With over 250 sites with multiple buildings on many of the sites in their administrative area, including 142 general practices with a total of 190 buildings, Staffordshire and Stoke-on-Trent ICB’s estate is extensive.

Information about the buildings and the estate was spread across a wide range of systems, with data being held in individual documents, in strategies, or on SHAPE, amongst others. The ICB wanted to bring this data together, and the perfect system to hold it would be SHAPE.

The SHAPE team’s first task was to establish exactly what the ICB wanted to achieve. Their objective was to use SHAPE as a central repository to house all data about their estate. That could be plans, notes and documents about the building, relevant estates strategies, images, number of rooms, capacity, facilities, and all other relevant files and statistics.

They wanted staff members to be able to click on a building on SHAPE and see all the data about that site, and required a fully auditable record of all changes that are made to each of the sites by authorised staff, including attaching new documents and editing current information.
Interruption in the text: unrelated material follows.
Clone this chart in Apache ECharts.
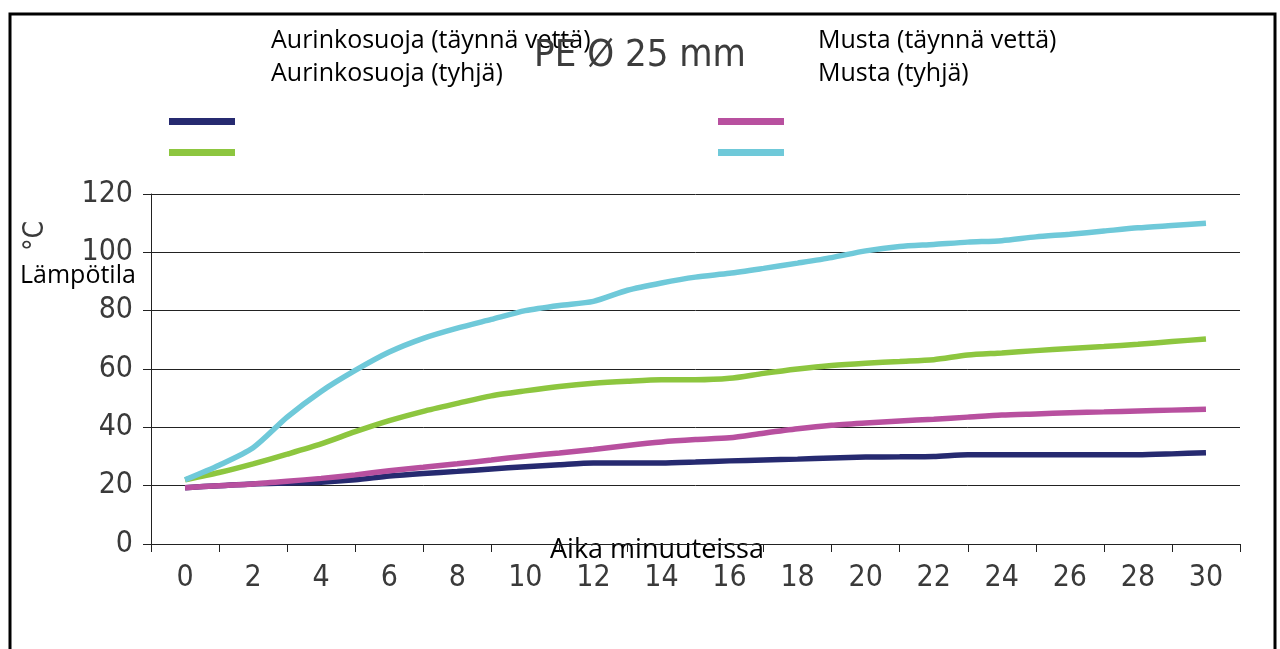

We set the ICB estates team up with SHAPE Local, which enables an organisation to overlay their own datasets alongside the prepopulated national data, in a private, confidential workspace.

All estates data is available to them at the click of a mouse, from strategy documents such as overarching estates plans down to precise details like the number of car parking spaces, and the proportion of disabled spaces available at each site.

Andy Hadley, Head of Primary Care Estates and Digital Transformation at the ICB added:

“Now we’ve got our new SHAPE Local, everyone in our team can see data at a glance. It’s revolutionised the way we work, and means we can make decisions with confidence, knowing we’ve got all the facts available.”

The resulting system gives the ICB staff an integrated estates platform where they can find out everything they need, increasing efficiency, avoiding error and allowing rapid, reliable decision making.